Occultic;Nine's visual execution continues to be its saving grace. The “comedic” banter is irritating, and a bunch of the dialogue is just the characters exchanging trivia. I neither like nor dislike any characters in particular, and the plot still relies on how often the show can top itself in terms of conspiratorial spectacle. But there's constantly so much happening visually that my eyeballs get dragged along for the full 20 minutes. My favorite part this week was the Aria/Shuu conversation, where they just decided to spin the camera around for a full minute, only to halt it abruptly when Shuu said something devastating. The show is filled with moments like these, where the camera does something wacky to distract from yet another round of exposition. On a sensory level alone, these tricks are entertaining and effective at creating the staccato pacing that this show relies on. But at the same time, they also tend to create emotional distance from the characters. The time I spent admiring a strange shot could have been spent getting into Sarai's headspace in the aftermath of his father's death, for example.

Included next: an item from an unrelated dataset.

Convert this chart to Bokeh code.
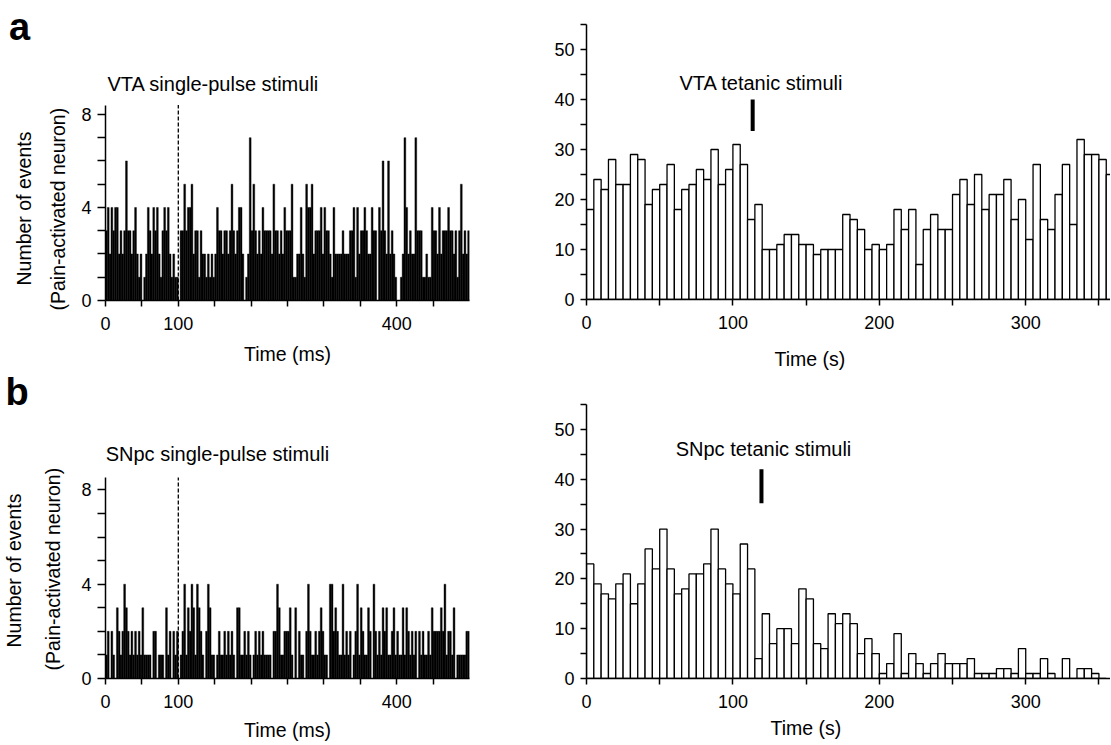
from bokeh.plotting import figure
from bokeh.layouts import column, row
from bokeh.models import FixedTicker, Label, Range1d, ColumnDataSource, Title
from bokeh.embed import file_html
from bokeh.resources import INLINE

FONT = "Liberation Sans"

# ---------------- data ----------------
pulse_bin_ms = 2.5          # single-pulse PSTH bin width (ms), 0-500 ms
tetanic_bin_s = 5           # tetanic histogram bin width (s)

vta_pulse_counts = [
    3, 4, 2, 4, 3, 4, 4, 2, 3, 2,
    3, 6, 3, 3, 2, 3, 4, 2, 1, 2,
    0, 1, 2, 4, 3, 2, 4, 3, 4, 2,
    1, 3, 4, 3, 4, 2, 1, 2, 1, 1,
    0, 3, 3, 5, 3, 4, 4, 5, 2, 3,
    3, 1, 3, 2, 2, 1, 2, 1, 2, 1,
    2, 4, 3, 3, 2, 3, 3, 2, 3, 5,
    3, 2, 3, 4, 4, 2, 0, 1, 2, 7,
    3, 5, 3, 2, 3, 2, 4, 3, 3, 3,
    3, 2, 5, 3, 3, 2, 3, 2, 4, 3,
    3, 3, 5, 1, 1, 2, 2, 4, 2, 1,
    5, 4, 4, 5, 2, 3, 3, 3, 4, 2,
    4, 3, 3, 2, 1, 4, 2, 2, 2, 2,
    3, 2, 2, 2, 3, 3, 4, 1, 4, 2,
    3, 3, 4, 3, 2, 2, 4, 3, 3, 0,
    4, 3, 6, 3, 2, 6, 2, 3, 2, 1,
    0, 0, 1, 2, 7, 4, 2, 3, 2, 2,
    7, 3, 3, 3, 1, 1, 2, 1, 1, 4,
    3, 3, 2, 4, 2, 3, 3, 3, 4, 3,
    3, 2, 3, 1, 3, 5, 2, 3, 2, 3,
]

snpc_pulse_counts = [
    1, 2, 0, 2, 1, 0, 3, 2, 1, 2,
    4, 3, 2, 1, 2, 1, 2, 1, 2, 1,
    3, 1, 1, 1, 1, 0, 2, 2, 0, 1,
    1, 1, 0, 3, 1, 2, 0, 2, 1, 2,
    0, 1, 2, 4, 1, 3, 2, 4, 3, 1,
    4, 3, 2, 1, 0, 2, 4, 3, 1, 1,
    0, 1, 2, 1, 1, 2, 1, 2, 1, 2,
    1, 0, 3, 3, 1, 1, 2, 1, 2, 1,
    0, 1, 2, 1, 2, 1, 2, 1, 1, 1,
    1, 0, 2, 2, 4, 3, 1, 1, 2, 2,
    2, 3, 1, 0, 3, 0, 2, 1, 1, 0,
    2, 4, 2, 1, 1, 2, 1, 2, 3, 2,
    1, 1, 0, 4, 4, 2, 3, 2, 1, 1,
    4, 1, 2, 1, 2, 0, 1, 2, 4, 1,
    3, 2, 1, 1, 3, 2, 0, 4, 2, 1,
    2, 1, 3, 2, 3, 1, 1, 2, 3, 1,
    2, 1, 1, 3, 1, 3, 2, 1, 2, 1,
    2, 0, 2, 1, 2, 1, 1, 2, 1, 3,
    2, 2, 2, 2, 3, 2, 4, 1, 2, 2,
    1, 3, 0, 1, 1, 1, 1, 1, 2, 2,
]

vta_tetanic_counts = [
    18, 24, 22, 28, 23, 23, 29, 28, 19, 22,
    23, 27, 18, 22, 23, 26, 24, 30, 23, 26,
    31, 27, 16, 19, 10, 10, 11, 13, 13, 11,
    11, 9, 10, 10, 10, 17, 16, 14, 10, 11,
    10, 11, 18, 14, 18, 7, 14, 17, 14, 14,
    21, 24, 19, 25, 18, 21, 21, 24, 16, 20,
    12, 27, 16, 14, 21, 27, 15, 32, 29, 29,
    28, 25,
]

snpc_tetanic_counts = [
    23, 19, 17, 16, 19, 21, 15, 19, 26, 22,
    30, 22, 17, 18, 21, 21, 23, 30, 22, 19,
    17, 27, 22, 4, 13, 7, 10, 10, 7, 18,
    16, 7, 6, 13, 11, 13, 11, 5, 8, 5,
    1, 3, 9, 1, 5, 3, 1, 3, 5, 3,
    3, 3, 4, 1, 1, 1, 2, 2, 1, 6,
    1, 1, 4, 1, 0, 4, 0, 2, 2, 1,
    0,
]

pulse_stim_ms = 100                       # single-pulse stimulus time
vta_tetanic_stim = (113.5, 33.7, 40)      # time (s), marker bottom, marker top
snpc_tetanic_stim = (119.5, 35.2, 42)

pulse_x_ticks = list(range(0, 500, 50))
pulse_x_labels = [0, 100, 400]
pulse_y_ticks = list(range(0, 9))
pulse_y_labels = [0, 4, 8]
tet_x_ticks = list(range(0, 400, 50))
tet_x_labels = [0, 100, 200, 300]
tet_y_ticks = list(range(0, 56, 5))
tet_y_labels = [0, 10, 20, 30, 40, 50]


def hist_source(counts, width):
    left = [i * width for i in range(len(counts))]
    right = [(i + 1) * width for i in range(len(counts))]
    return ColumnDataSource(dict(left=left, right=right, top=counts,
                                 bottom=[0] * len(counts)))


def make_fig(w, h, xr, yr, mbl, mbr, mbt, mbb):
    p = figure(width=w, height=h, x_range=Range1d(*xr), y_range=Range1d(*yr),
               output_backend="svg", toolbar_location=None,
               min_border_left=mbl, min_border_right=mbr,
               min_border_top=mbt, min_border_bottom=mbb)
    p.outline_line_color = None
    p.grid.visible = False
    p.background_fill_color = "white"
    p.border_fill_color = "white"
    for ax in (p.xaxis[0], p.yaxis[0]):
        ax.axis_line_width = 1.5
        ax.axis_line_color = "black"
        ax.major_tick_line_width = 1.5
        ax.major_tick_line_color = "black"
        ax.major_tick_in = 0
        ax.minor_tick_line_color = None
        ax.major_label_text_font = FONT
        ax.major_label_text_font_size = "18px"
        ax.major_label_text_color = "black"
        ax.axis_label_text_font = FONT
        ax.axis_label_text_font_size = "19.5px"
        ax.axis_label_text_font_style = "normal"
        ax.axis_label_text_color = "black"
    return p


def set_ticks(ax, ticks, labeled, out, standoff):
    ax.ticker = FixedTicker(ticks=ticks)
    ax.major_label_overrides = {t: ("" if t not in labeled else str(t)) for t in ticks}
    ax.major_tick_out = out
    ax.major_label_standoff = standoff


def label_in(p, x, y, s, align="center"):
    p.add_layout(Label(x=x, y=y, text=s, text_font=FONT, text_font_size="20px",
                       text_align=align, text_baseline="middle", text_color="black"))


def title(p, side, s, offset, standoff, size="19.5px", bold=False):
    p.add_layout(Title(text=s, align="left", offset=offset, standoff=standoff,
                       text_font=FONT, text_font_size=size, text_color="black",
                       text_font_style="bold" if bold else "normal"), side)


def pulse_panel(counts, name, letter, w, h, yr, ytop, mbl, mbr, mbt, mbb, cfg):
    p = make_fig(w, h, (0, 500), yr, mbl, mbr, mbt, mbb)
    p.quad(left="left", right="right", top="top", bottom="bottom",
           source=hist_source(counts, pulse_bin_ms),
           fill_color="black", line_color="black", line_width=0.4)
    p.segment(x0=[pulse_stim_ms], y0=[0], x1=[pulse_stim_ms], y1=[ytop],
              line_color="black", line_width=1.3, line_dash="4 2")
    set_ticks(p.xaxis[0], pulse_x_ticks, pulse_x_labels, 6, 10)
    set_ticks(p.yaxis[0], pulse_y_ticks, pulse_y_labels, 8, 6)
    p.yaxis[0].bounds = (0, ytop)
    p.xaxis[0].axis_label = "Time (ms)"
    p.xaxis[0].axis_label_standoff = cfg["xlab_standoff"]
    # y-axis titles (two lines), stacked outward from the axis
    title(p, "left", "(Pain-activated neuron)", cfg["ylab2_offset"], cfg["ylab2_standoff"])
    title(p, "left", "Number of events", cfg["ylab1_offset"], cfg["ylab1_standoff"])
    # panel letter
    title(p, "above", letter, cfg["letter_offset"], cfg["letter_standoff"], size="38px", bold=True)
    # panel heading inside the plotting area
    label_in(p, cfg["title"][0], cfg["title"][1], name, align="left")
    return p


def tetanic_panel(counts, name, stim, w, h, xr, mbl, mbr, mbt, mbb, cfg):
    p = make_fig(w, h, xr, (0, 55), mbl, mbr, mbt, mbb)
    p.quad(left="left", right="right", top="top", bottom="bottom",
           source=hist_source(counts, tetanic_bin_s),
           fill_color="white", line_color="black", line_width=1.3)
    p.segment(x0=[stim[0]], y0=[stim[1]], x1=[stim[0]], y1=[stim[2]],
              line_color="black", line_width=4)
    set_ticks(p.xaxis[0], tet_x_ticks, tet_x_labels, 6, 10)
    set_ticks(p.yaxis[0], tet_y_ticks, tet_y_labels, 6, 6)
    label_in(p, cfg["title"][0], cfg["title"][1], name)
    title(p, "below", "Time (s)", cfg["xlab_offset"], cfg["xlab_standoff"])
    return p


# left column: p1 canvas 0..368, p3 368..744 ; right column: p2 0..386, p4 386..744
p1 = pulse_panel(vta_pulse_counts, "VTA single-pulse stimuli", "a",
                 515, 368, (0, 10.746), 8.4, 105, 46, 48, 68,
                 dict(xlab_standoff=10, ylab2_offset=-10, ylab2_standoff=20,
                      ylab1_offset=15, ylab1_standoff=0,
                      letter_offset=-96.5, letter_standoff=5.5, title=(2.7, 9.31)))
p3 = pulse_panel(snpc_pulse_counts, "SNpc single-pulse stimuli", "b",
                 515, 376, (0, 11.28), 8.52, 105, 46, 43, 66,
                 dict(xlab_standoff=8, ylab2_offset=8, ylab2_standoff=30,
                      ylab1_offset=31, ylab1_standoff=0,
                      letter_offset=-100, letter_standoff=0, title=(0.3, 9.54)))
p2 = tetanic_panel(vta_tetanic_counts, "VTA tetanic stimuli", vta_tetanic_stim,
                   595, 386, (0, 357.9), 71, 0, 24, 87,
                   dict(title=(119.5, 43.4), xlab_offset=188, xlab_standoff=28.6))
p4 = tetanic_panel(snpc_tetanic_counts, "SNpc tetanic stimuli", snpc_tetanic_stim,
                   595, 358, (0, 357.9), 71, 0, 18, 66,
                   dict(title=(120.9, 46.0), xlab_offset=184, xlab_standoff=8))

layout = row(column(p1, p3), column(p2, p4))
open("out.html", "w").write(file_html(layout, INLINE))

That's why, for as much as I'm impressed by Occultic;Nine's visuals, I'm not sure that I can call it good direction. It's pure spectacle, gliding over the content rather than working with it to maximize emotional impact. But maybe that's the best they could do with this material. Halfway into its run and Occultic;Nine is far from the trainwreck that its early goings implied. It's developed some admirable traits (the visuals and suspenseful plotting), but that's still not quite enough to make the show compelling. My only hope is that it keeps getting crazier.

Grade: B

Occultic;Nine is currently streaming on Crunchyroll.